On the way back, they walked along silently. Sebag was reflecting. Part of the case remained unsolved. Who had vandalized the OAS monument? Who had attacked Guy Albouker and Jean-Pierre Mercier? Were the same persons behind both these acts? He wasn’t sure he would ever find the answers to those questions. He and his colleagues hadn’t even the beginning of a lead. Ju
st a hypothesis, the same as at the outset, which had returned stronger than ever after Servant’s denials: a few morons had tried to take advantage of the murders to sow panic in the Pied-Noir community. And they had acted amazingly fast, hardly three days after the discovery of the first crime. Now that the murders had been solved, these individuals would not be heard from again and they would never be identified. He had to be content with this return to calm.

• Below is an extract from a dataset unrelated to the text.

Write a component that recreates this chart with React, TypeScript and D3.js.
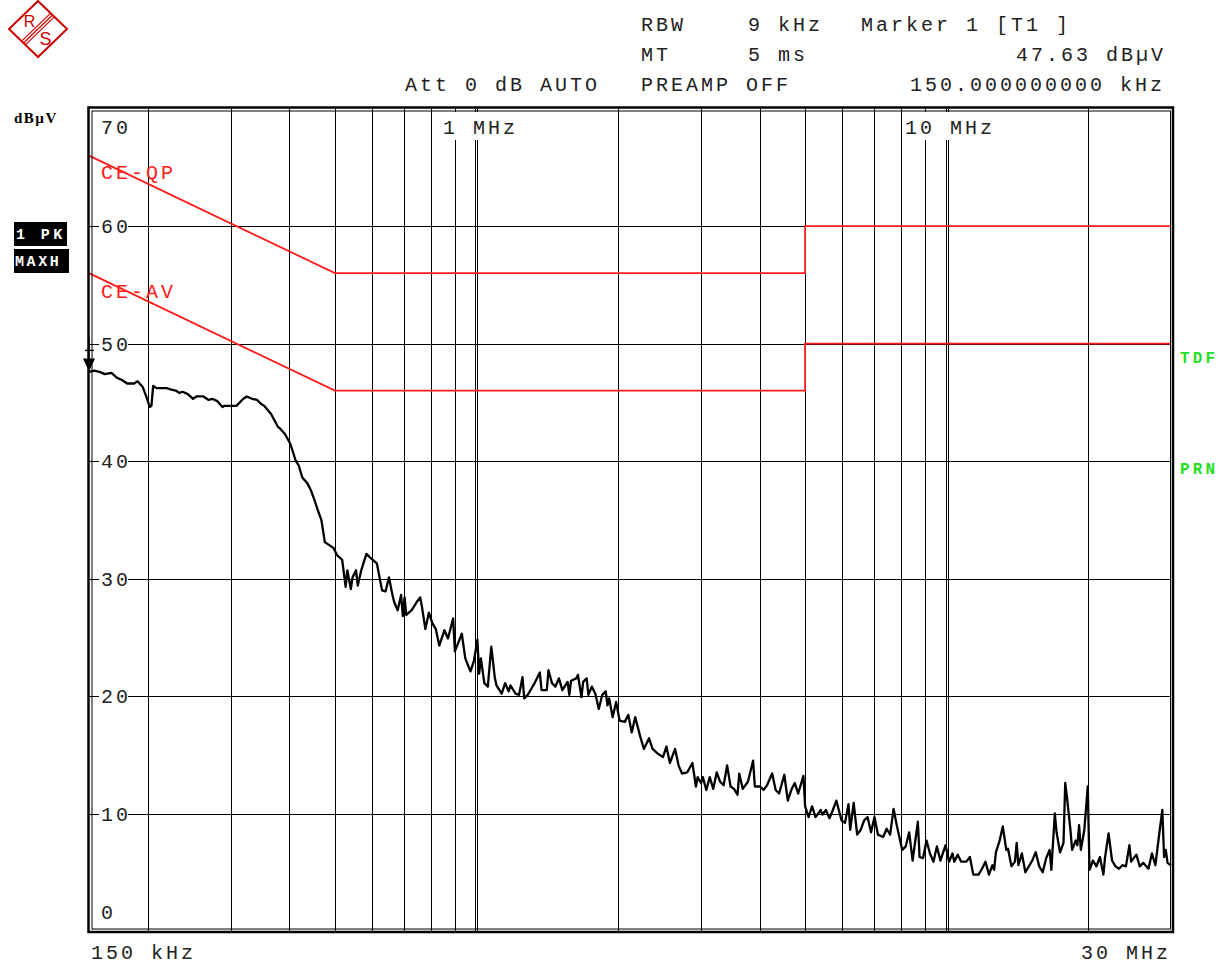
import React from 'react';
import * as d3 from 'd3';

// ---- Instrument sweep definition ----
const F_START = 150e3;
const F_STOP = 30e6;
const SWEEP_POINTS = 625;

// ---- Axis ----
const yTicks = [70, 60, 50, 40, 30, 20, 10, 0];
const gridFreqs = [200e3, 300e3, 400e3, 500e3, 600e3, 700e3, 800e3, 900e3, 1e6, 2e6, 3e6, 4e6, 5e6, 6e6, 7e6, 8e6, 9e6, 10e6, 20e6];
const decadeFreqs = [1e6, 10e6];
const decadeLabels = ['1 MHz', '10 MHz'];

// ---- Limit lines ----
const qpLimitFreq = [150e3, 500e3, 5e6, 5e6, 30e6];
const qpLimitLevel = [66, 56, 56, 60, 60];
const avLimitFreq = [150e3, 500e3, 5e6, 5e6, 30e6];
const avLimitLevel = [56, 46, 46, 50, 50];

// ---- Trace 1 (PK, MAXH): sweep point index and level in dBµV ----
const tracePoint = [0,3,6,9,13,16,19,22,26,28,31,33,35,36,37,39,45,47,50,52,54,57,60,62,66,69,71,74,77,78,85,89,91,94,97,99,101,105,109,110,113,116,118,119,121,123,126,128,130,132,134,136,139,141,143,146,148,149,151,152,154,155,157,160,162,166,169,171,173,175,176,178,180,181,182,183,186,189,191,192,194,196,198,200,202,205,207,210,211,215,217,220,222,224,225,226,228,230,232,234,235,238,240,242,243,246,248,250,251,253,255,257,260,261,264,265,267,269,271,273,276,277,278,281,282,284,285,287,288,290,292,294,296,298,299,300,302,304,306,309,311,313,315,318,320,323,325,328,331,333,335,338,340,342,345,348,350,351,353,354,356,358,360,362,364,366,368,370,372,374,375,377,380,383,384,387,389,391,394,396,398,401,403,405,407,409,412,413,415,417,419,422,423,425,427,429,431,434,436,438,439,441,443,445,447,449,451,453,455,458,460,462,464,466,469,471,473,475,478,479,481,483,485,487,489,491,494,496,498,499,501,503,506,508,510,513,515,517,519,521,522,523,525,527,529,530,532,534,535,536,538,540,542,544,546,548,550,552,554,555,557,558,560,562,563,564,566,567,569,570,571,572,574,576,577,579,581,583,585,586,588,590,592,594,596,598,600,601,604,606,608,611,613,615,617,619,620,621,622,624];
const traceLevel = [47.6,47.7,47.6,47.4,47.5,47.1,46.9,46.6,46.6,46.8,46.3,45.5,44.6,44.7,46.4,46.2,46.2,46.1,46.0,45.8,45.9,45.7,45.3,45.5,45.5,45.2,45.3,45.1,44.6,44.7,44.7,45.3,45.5,45.3,45.2,44.9,44.7,44.0,42.9,42.8,42.3,41.5,40.6,40.1,39.6,38.6,38.1,37.5,36.7,35.8,35.0,33.1,32.8,32.6,32.0,31.6,29.3,30.7,29.1,30.1,30.7,29.4,30.7,32.1,31.8,31.3,29.0,28.9,30.1,28.6,28.0,27.3,28.6,26.8,28.4,26.9,27.3,28.0,28.4,27.6,25.7,27.1,26.2,25.7,24.3,25.6,24.9,26.6,23.8,25.3,23.2,22.1,23.0,24.8,21.9,23.2,21.1,20.8,24.2,21.6,20.9,20.2,21.1,20.4,20.9,20.2,20.1,21.6,19.8,20.1,20.6,21.1,22.0,20.5,20.5,22.2,21.1,20.8,21.5,20.5,21.2,20.1,21.3,21.5,21.8,19.9,21.2,21.5,20.1,20.8,20.2,18.9,20.1,20.4,19.2,19.8,18.2,19.5,17.9,17.8,18.4,16.9,18.2,16.5,15.5,16.4,15.5,15.1,14.8,15.7,14.3,15.5,14.1,13.4,13.5,14.3,12.3,13.1,12.6,13.1,12.0,13.1,12.1,13.5,12.7,12.4,14.1,12.3,12.1,11.6,13.4,12.1,12.7,14.5,12.3,12.3,12.0,12.4,13.4,12.0,11.7,13.3,11.1,12.0,12.6,11.7,13.2,10.6,9.7,10.6,9.7,10.3,9.9,10.3,9.6,10.3,11.1,9.4,9.2,10.8,8.6,10.9,8.2,8.6,9.4,9.7,8.4,9.7,8.2,8.0,8.7,8.2,10.4,8.9,6.9,7.2,8.4,6.0,9.3,6.3,6.2,7.7,6.6,5.9,7.2,6.0,7.3,5.9,6.6,5.9,6.5,5.9,5.9,6.3,4.8,4.8,5.3,5.9,4.8,5.6,5.2,6.7,7.6,8.9,6.9,7.0,5.5,5.9,7.5,5.6,6.6,5.0,5.5,6.0,6.7,5.5,5.0,6.2,6.9,5.2,10.0,8.4,6.7,7.5,12.6,11.4,8.6,6.9,7.7,7.3,9.0,6.9,8.6,12.3,5.2,6.0,5.5,6.3,4.8,6.3,8.3,6.0,5.5,5.3,5.6,5.5,7.3,5.9,6.5,5.5,5.8,5.3,6.6,5.6,8.0,10.3,6.3,6.9,5.8,5.6];

const markerFreq = 150e3;
const markerLevel = 47.63;

const headerLines = [
  { a: 'RBW', b: '9 kHz', c: 'Marker 1 [T1 ]' },
  { a: 'MT', b: '5 ms', c: '47.63 dBµV' },
  { a: 'PREAMP OFF', b: 'Att 0 dB AUTO', c: '150.000000000 kHz' },
];

const MONO = "'Liberation Mono', 'Courier New', monospace";
const RED = '#ff1a1a';
const GREEN = '#22e022';

export default function App() {
  const x = d3.scaleLog().domain([F_START, F_STOP]).range([89, 1171]);
  const y = d3.scaleLinear().domain([0, 70]).range([931, 108.6]);
  const pointFreq = (p: number) => F_START * Math.pow(F_STOP / F_START, p / (SWEEP_POINTS - 1));
  const crisp = (v: number) => Math.round(v) + 0.5;

  const traceData = tracePoint.map((p, i) => [pointFreq(p), traceLevel[i]] as [number, number]);
  const line = d3.line<[number, number]>().x(d => x(d[0])).y(d => y(d[1]));
  const qpData = qpLimitFreq.map((f, i) => [f, qpLimitLevel[i]] as [number, number]);
  const avData = avLimitFreq.map((f, i) => [f, avLimitLevel[i]] as [number, number]);

  const txt = { fontFamily: MONO, fontSize: 20, letterSpacing: 3 } as React.CSSProperties;
  const top = y(70);
  const bottom = y(0);
  const mx = x(markerFreq);
  const my = y(markerLevel);

  return (
    <svg width={1226} height={965} style={{ position: 'absolute', left: 0, top: 0, background: '#fff' }}>
      <rect x={0} y={0} width={1226} height={965} fill="#fff" />
      {/* R&S logo */}
      <g stroke="#cc0000" fill="none">
        <polygon points="38,1 67,29 38,57 9,29" strokeWidth={2} />
        {[-2.6, 0, 2.6].map((o, i) => (
          <line key={i} x1={23.5 + o * 0.707} y1={43 + o * 0.707} x2={52.5 + o * 0.707} y2={15 + o * 0.707} strokeWidth={1.2} />
        ))}
      </g>
      <text x={29.5} y={27} fill="#cc0000" fontFamily="'Liberation Sans', Arial" fontSize={16} textAnchor="middle">R</text>
      <text x={45.5} y={45} fill="#cc0000" fontFamily="'Liberation Sans', Arial" fontSize={18} textAnchor="middle">S</text>

      {/* header */}
      <g style={txt} fill="#222">
        <text x={641} y={31}>{headerLines[0].a}</text>
        <text x={748} y={31}>{headerLines[0].b}</text>
        <text x={861} y={31}>{headerLines[0].c}</text>
        <text x={641} y={61}>{headerLines[1].a}</text>
        <text x={748} y={61}>{headerLines[1].b}</text>
        <text x={1166} y={61} textAnchor="end">{headerLines[1].c}</text>
        <text x={405} y={91}>{headerLines[2].b}</text>
        <text x={641} y={91}>{headerLines[2].a}</text>
        <text x={1165} y={91} textAnchor="end">{headerLines[2].c}</text>
      </g>

      {/* left side labels */}
      <text x={14} y={123} fontFamily="'Liberation Serif', serif" fontWeight="bold" fontSize={15} letterSpacing={1.5}>dBµV</text>
      <rect x={14} y={222} width={53} height={24} fill="#000" />
      <text x={16} y={239} fill="#fff" fontFamily={MONO} fontWeight="bold" fontSize={15} letterSpacing={3.4}>1 PK</text>
      <rect x={14} y={249} width={55} height={24} fill="#000" />
      <text x={15} y={266} fill="#fff" fontFamily={MONO} fontWeight="bold" fontSize={15} letterSpacing={2.6}>MAXH</text>

      {/* grid */}
      <g stroke="#000" strokeWidth={1}>
        {yTicks.filter(t => t > 0 && t < 70).map(t => (
          <line key={'h' + t} x1={89} x2={1171} y1={crisp(y(t))} y2={crisp(y(t))} />
        ))}
        {gridFreqs.filter(f => !decadeFreqs.includes(f)).map(f => (
          <line key={'v' + f} x1={crisp(x(f))} x2={crisp(x(f))} y1={top} y2={bottom} />
        ))}
        {decadeFreqs.map(f => (
          <g key={'d' + f}>
            <line x1={crisp(x(f)) - 1} x2={crisp(x(f)) - 1} y1={top} y2={bottom} />
            <line x1={crisp(x(f)) + 1} x2={crisp(x(f)) + 1} y1={top} y2={bottom} />
          </g>
        ))}
      </g>
      {/* label backgrounds */}
      {yTicks.filter(t => t > 0 && t < 70).map(t => (
        <rect key={'hb' + t} x={99} y={y(t) - 8} width={29} height={16} fill="#fff" />
      ))}
      {decadeFreqs.map((f, i) => (
        <rect key={'db' + f} x={x(f) - 34} y={112} width={i === 0 ? 75 : 90} height={28} fill="#fff" />
      ))}
      {/* y labels */}
      <g style={txt} fill="#222">
        {yTicks.map(t => (
          <text key={'yl' + t} x={101} y={t === 70 ? 134 : t === 0 ? 919 : y(t) + 7}>{t}</text>
        ))}
        {decadeFreqs.map((f, i) => (
          <text key={'dl' + f} x={i === 0 ? 443 : 905} y={134}>{decadeLabels[i]}</text>
        ))}
        <text x={91} y={959}>150 kHz</text>
        <text x={1171} y={959} textAnchor="end">30 MHz</text>
      </g>

      {/* limit lines */}
      <path d={line(qpData) || ''} fill="none" stroke={RED} strokeWidth={1.8} />
      <path d={line(avData) || ''} fill="none" stroke={RED} strokeWidth={1.8} />
      <text x={101} y={179} style={txt} fill={RED}>CE-QP</text>
      <text x={101} y={298} style={txt} fill={RED}>CE-AV</text>
      <text x={1180} y={363} fill={GREEN} fontFamily={MONO} fontWeight="bold" fontSize={16} letterSpacing={3.2}>TDF</text>
      <text x={1180} y={474} fill={GREEN} fontFamily={MONO} fontWeight="bold" fontSize={16} letterSpacing={3.2}>PRN</text>

      {/* trace */}
      <path d={line(traceData) || ''} fill="none" stroke="#000" strokeWidth={2.3} strokeLinejoin="round" />

      {/* frame */}
      <rect x={88.5} y={107.5} width={1084.5} height={824.5} fill="none" stroke="#000" strokeWidth={2.5} />
      <rect x={92} y={111} width={1078.5} height={818} fill="none" stroke="#000" strokeWidth={1} />

      {/* marker */}
      <g stroke="#000" strokeWidth={1.3}>
        <line x1={mx} x2={mx} y1={my - 34} y2={my - 12} />
        <line x1={mx - 4} x2={mx + 5} y1={my - 21} y2={my - 21} />
      </g>
      <polygon points={`${mx - 6},${my - 13} ${mx + 6},${my - 13} ${mx},${my}`} fill="#000" />
    </svg>
  );
}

Sebag stopped walking. He untied his right running shoe and removed it to take out a pebble that was bothering him. The pebble rolled into the gutter and disappeared from sight. If only one could cope with all life’s cares that way . . .
They resumed their walk. Claire took his hand and then put her head on his shoulder. Gilles smiled. He thought again of the silly teenage promise he’d made himself two days earlier, an oath that went something like “If I fail in this case, I’ll talk to Claire.” Confronted by this semi-success, what should he do? He sighed. He’d never emerge from that dilemma. Maybe someday he should try flipping a coin.
“Are you thinking about your work?”
His sigh had not escaped Claire.
“A little. I’d like to find an answer to all the questions I’m asking myself and I don’t know how to go about it.”
“Can I help?”
Gilles stopped to look at his wife, but he couldn’t decipher the tender smile that was crinkling her blue-green eyes. Had she understood his double entendre?
He limited himself to saying, “Thanks, that’s nice of you.”
They shivered at the same time. Their bodies had cooled off since their run.
“Shall we start running again?” Gilles suggested.
“If that’s the only way to avoid catching cold . . . ”
They trotted down the service roads that ran alongside the broad avenues in Saint-Estève. Ten minutes later, they were entering their house. Sévérine was reading on the living room sofa and Léo was finishing his breakfast. Claire said she was exhausted.